Begin Entries

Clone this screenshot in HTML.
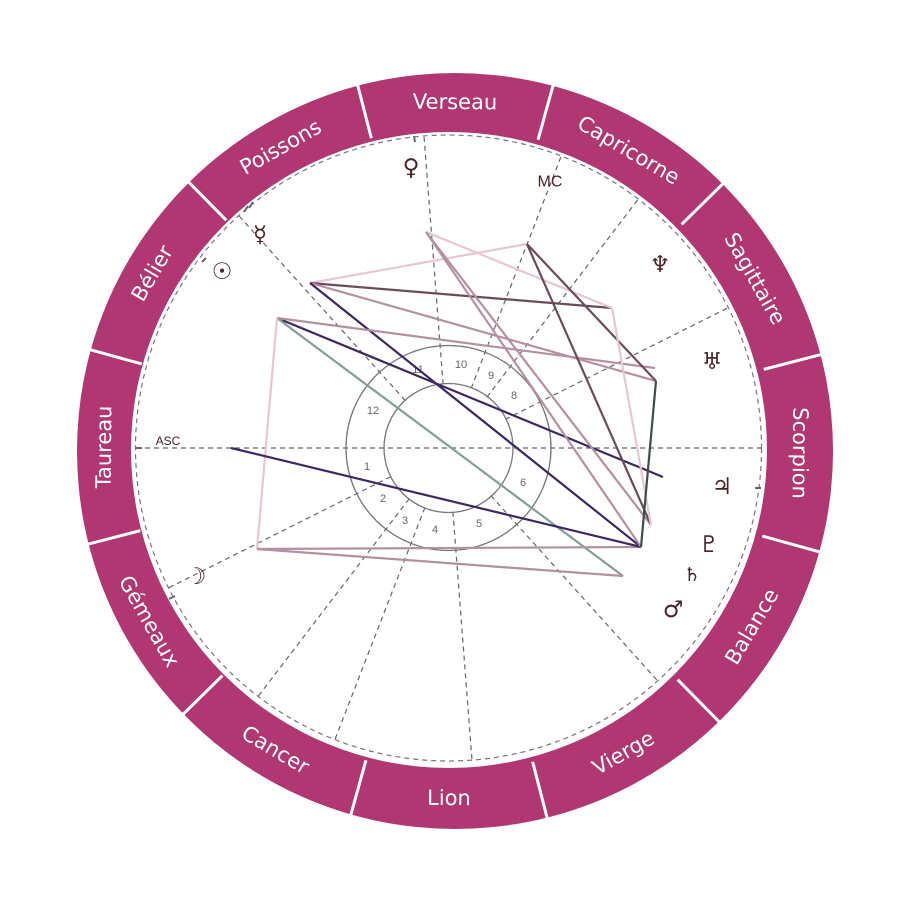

End Entries
Begin Entries

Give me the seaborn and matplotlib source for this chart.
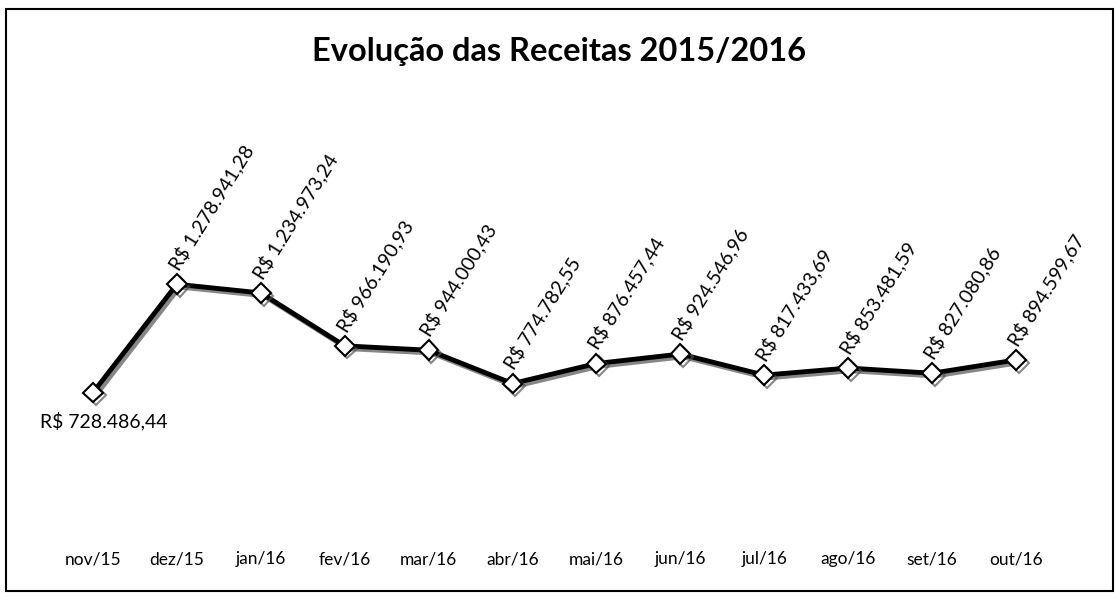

End Entries
Begin Entries

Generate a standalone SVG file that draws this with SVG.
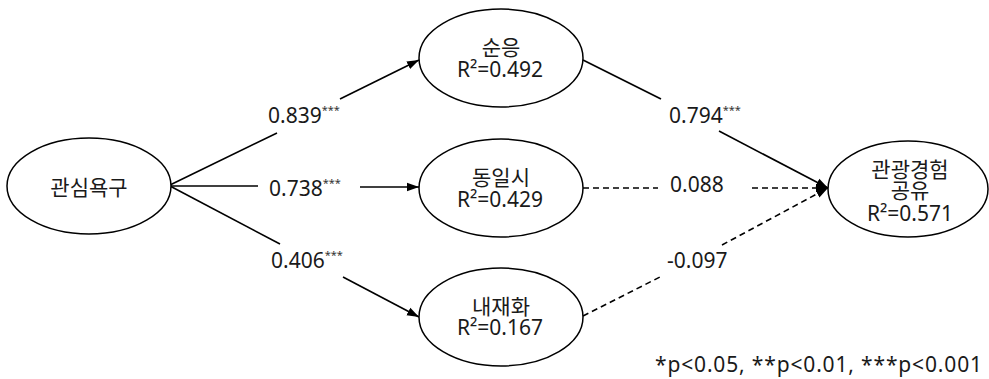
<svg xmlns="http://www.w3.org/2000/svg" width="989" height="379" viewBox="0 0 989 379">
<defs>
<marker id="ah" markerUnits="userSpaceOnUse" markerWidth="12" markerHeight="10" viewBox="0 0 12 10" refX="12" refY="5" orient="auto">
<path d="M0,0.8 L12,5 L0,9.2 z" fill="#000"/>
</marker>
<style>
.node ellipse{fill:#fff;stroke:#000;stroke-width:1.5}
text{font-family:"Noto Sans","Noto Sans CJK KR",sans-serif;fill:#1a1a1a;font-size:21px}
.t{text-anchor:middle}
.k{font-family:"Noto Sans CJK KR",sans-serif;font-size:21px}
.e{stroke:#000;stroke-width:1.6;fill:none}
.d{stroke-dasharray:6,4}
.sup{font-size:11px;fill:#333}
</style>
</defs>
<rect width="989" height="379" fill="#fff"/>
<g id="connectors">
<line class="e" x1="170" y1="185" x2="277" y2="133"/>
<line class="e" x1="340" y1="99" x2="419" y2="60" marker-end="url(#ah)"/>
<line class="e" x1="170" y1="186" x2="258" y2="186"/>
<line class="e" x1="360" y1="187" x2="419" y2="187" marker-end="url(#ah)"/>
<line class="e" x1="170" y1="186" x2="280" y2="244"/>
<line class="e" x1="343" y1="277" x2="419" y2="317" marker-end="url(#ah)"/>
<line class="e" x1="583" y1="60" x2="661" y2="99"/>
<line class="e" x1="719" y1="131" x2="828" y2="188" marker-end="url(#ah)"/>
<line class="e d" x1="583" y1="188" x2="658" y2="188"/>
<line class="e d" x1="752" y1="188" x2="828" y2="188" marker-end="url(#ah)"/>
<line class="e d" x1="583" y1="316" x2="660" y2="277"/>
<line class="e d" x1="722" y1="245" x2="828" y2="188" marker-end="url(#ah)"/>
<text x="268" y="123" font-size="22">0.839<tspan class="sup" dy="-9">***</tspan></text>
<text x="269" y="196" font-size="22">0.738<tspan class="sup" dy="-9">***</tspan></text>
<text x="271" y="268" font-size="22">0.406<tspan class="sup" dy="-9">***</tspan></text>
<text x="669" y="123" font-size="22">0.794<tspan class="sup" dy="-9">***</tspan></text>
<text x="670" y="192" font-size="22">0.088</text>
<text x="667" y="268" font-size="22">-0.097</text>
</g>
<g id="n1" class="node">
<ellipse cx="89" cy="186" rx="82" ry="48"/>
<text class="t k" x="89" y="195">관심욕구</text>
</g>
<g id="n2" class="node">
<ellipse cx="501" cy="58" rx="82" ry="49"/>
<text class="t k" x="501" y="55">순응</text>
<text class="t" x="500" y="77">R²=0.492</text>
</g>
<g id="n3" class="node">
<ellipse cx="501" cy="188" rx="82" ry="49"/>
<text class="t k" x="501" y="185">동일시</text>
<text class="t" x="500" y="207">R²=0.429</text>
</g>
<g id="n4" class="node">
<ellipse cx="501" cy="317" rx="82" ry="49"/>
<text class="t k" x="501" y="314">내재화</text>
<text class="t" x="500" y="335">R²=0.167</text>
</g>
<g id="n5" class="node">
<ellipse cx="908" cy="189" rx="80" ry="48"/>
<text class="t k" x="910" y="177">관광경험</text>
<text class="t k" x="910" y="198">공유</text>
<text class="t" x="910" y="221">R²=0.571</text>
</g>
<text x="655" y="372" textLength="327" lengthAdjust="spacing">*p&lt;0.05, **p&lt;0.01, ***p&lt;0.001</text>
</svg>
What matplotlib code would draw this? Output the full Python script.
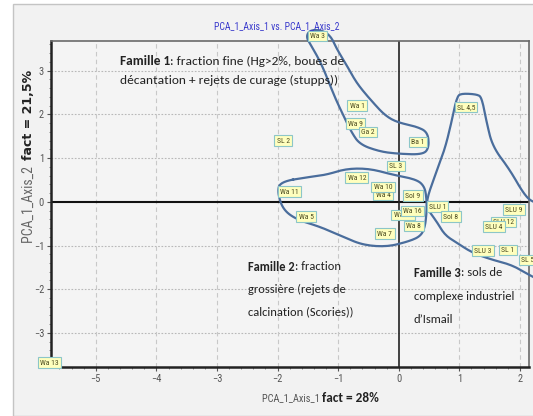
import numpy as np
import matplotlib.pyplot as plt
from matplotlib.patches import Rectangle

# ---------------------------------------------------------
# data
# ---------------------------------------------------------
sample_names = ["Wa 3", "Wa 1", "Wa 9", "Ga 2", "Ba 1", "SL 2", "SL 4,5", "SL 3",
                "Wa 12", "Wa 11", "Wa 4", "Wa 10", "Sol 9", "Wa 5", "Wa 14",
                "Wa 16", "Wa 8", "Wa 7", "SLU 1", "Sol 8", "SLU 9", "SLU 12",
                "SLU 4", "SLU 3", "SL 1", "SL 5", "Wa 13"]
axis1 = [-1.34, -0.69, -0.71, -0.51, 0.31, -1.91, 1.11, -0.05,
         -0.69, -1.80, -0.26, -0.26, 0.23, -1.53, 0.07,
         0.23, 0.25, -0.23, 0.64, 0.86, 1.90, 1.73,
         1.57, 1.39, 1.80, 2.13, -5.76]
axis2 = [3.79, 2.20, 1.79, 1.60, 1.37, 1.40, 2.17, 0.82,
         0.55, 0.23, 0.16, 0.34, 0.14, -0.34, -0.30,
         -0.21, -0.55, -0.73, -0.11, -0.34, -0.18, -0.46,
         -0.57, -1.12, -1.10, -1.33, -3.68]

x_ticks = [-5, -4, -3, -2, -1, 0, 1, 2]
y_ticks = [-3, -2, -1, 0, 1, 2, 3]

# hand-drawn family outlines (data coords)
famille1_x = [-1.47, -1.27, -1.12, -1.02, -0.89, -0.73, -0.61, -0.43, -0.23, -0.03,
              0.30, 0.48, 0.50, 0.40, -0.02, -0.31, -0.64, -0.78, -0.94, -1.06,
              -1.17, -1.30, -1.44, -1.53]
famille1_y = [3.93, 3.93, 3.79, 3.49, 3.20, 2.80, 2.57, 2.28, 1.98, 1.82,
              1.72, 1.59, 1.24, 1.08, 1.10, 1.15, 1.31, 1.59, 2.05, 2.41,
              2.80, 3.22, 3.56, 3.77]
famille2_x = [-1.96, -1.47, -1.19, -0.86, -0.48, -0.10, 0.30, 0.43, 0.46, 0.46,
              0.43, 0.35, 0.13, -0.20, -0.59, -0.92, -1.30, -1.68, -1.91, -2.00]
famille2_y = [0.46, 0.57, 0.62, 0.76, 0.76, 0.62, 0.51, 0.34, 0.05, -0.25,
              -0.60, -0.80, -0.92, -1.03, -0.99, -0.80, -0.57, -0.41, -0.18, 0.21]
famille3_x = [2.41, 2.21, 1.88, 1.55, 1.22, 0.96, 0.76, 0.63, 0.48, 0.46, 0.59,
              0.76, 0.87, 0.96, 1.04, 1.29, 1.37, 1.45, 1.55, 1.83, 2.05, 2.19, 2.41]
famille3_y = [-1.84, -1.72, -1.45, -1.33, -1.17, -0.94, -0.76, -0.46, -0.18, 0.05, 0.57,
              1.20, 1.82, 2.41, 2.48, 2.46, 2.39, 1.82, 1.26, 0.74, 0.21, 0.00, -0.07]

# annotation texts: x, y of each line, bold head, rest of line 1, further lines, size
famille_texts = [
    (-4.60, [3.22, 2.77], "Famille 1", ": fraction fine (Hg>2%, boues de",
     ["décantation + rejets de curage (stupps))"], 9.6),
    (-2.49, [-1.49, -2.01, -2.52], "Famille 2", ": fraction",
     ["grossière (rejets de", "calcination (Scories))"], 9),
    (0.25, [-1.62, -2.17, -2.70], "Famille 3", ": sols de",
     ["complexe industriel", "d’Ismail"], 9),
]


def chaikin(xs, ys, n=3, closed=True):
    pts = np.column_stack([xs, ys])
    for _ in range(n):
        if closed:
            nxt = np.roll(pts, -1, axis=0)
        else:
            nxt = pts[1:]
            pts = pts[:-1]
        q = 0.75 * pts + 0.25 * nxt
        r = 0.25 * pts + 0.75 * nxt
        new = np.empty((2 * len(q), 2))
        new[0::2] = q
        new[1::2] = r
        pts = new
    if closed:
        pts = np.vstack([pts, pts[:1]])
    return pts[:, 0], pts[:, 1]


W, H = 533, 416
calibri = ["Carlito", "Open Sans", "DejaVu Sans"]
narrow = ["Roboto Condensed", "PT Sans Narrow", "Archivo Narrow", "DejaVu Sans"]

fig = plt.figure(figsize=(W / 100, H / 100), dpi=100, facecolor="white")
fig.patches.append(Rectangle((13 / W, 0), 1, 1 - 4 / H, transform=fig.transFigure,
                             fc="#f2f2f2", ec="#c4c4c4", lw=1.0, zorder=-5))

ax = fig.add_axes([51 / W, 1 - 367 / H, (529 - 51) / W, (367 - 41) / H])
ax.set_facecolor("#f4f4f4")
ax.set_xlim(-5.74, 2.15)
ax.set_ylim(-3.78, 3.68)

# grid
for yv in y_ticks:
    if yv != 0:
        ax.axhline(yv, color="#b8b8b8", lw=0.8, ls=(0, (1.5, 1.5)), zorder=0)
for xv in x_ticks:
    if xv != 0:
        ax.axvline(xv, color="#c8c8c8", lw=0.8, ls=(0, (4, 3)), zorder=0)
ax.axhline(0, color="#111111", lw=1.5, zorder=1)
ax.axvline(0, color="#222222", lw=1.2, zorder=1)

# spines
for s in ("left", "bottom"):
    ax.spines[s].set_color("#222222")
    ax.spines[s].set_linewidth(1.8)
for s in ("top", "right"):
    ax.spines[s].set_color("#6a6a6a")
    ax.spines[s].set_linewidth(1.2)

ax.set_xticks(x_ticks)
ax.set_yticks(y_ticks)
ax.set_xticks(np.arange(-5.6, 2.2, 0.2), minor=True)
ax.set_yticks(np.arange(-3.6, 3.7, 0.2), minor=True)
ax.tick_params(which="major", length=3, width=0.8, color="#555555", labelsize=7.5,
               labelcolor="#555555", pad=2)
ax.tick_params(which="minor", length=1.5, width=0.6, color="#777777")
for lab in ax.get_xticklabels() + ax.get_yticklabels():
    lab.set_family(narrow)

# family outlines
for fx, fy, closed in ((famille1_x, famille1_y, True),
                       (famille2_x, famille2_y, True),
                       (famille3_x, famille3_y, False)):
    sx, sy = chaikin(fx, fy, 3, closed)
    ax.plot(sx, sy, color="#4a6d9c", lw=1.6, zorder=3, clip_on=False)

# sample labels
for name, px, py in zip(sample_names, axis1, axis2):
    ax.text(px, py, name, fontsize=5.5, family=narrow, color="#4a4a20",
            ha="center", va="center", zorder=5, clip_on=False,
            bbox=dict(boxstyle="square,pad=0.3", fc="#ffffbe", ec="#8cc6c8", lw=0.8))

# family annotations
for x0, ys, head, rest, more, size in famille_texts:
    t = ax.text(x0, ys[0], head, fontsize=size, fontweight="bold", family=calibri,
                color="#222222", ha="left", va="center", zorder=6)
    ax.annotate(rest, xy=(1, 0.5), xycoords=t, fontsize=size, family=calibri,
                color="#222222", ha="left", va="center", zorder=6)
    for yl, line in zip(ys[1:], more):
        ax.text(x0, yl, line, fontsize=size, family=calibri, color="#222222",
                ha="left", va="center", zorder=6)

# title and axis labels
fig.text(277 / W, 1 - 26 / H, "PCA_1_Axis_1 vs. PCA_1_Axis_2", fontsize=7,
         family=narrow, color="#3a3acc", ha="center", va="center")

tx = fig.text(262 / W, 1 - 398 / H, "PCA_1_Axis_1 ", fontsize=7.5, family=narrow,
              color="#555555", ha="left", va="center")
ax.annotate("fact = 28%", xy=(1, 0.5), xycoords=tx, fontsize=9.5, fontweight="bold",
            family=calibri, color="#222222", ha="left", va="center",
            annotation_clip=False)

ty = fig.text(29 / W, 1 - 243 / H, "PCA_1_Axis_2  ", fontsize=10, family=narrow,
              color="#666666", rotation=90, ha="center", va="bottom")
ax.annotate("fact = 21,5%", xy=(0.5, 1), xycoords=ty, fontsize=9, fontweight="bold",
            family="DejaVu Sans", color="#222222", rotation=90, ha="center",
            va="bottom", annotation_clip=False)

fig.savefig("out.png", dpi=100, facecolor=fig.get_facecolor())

End Entries

In the listing above, find the line with "What matplotlib code" and the line with "from matplotlib.patches import Rectangle". Copy exactly those two and every line between, without the pictures.

What matplotlib code would draw this? Output the full Python script.
import numpy as np
import matplotlib.pyplot as plt
from matplotlib.patches import Rectangle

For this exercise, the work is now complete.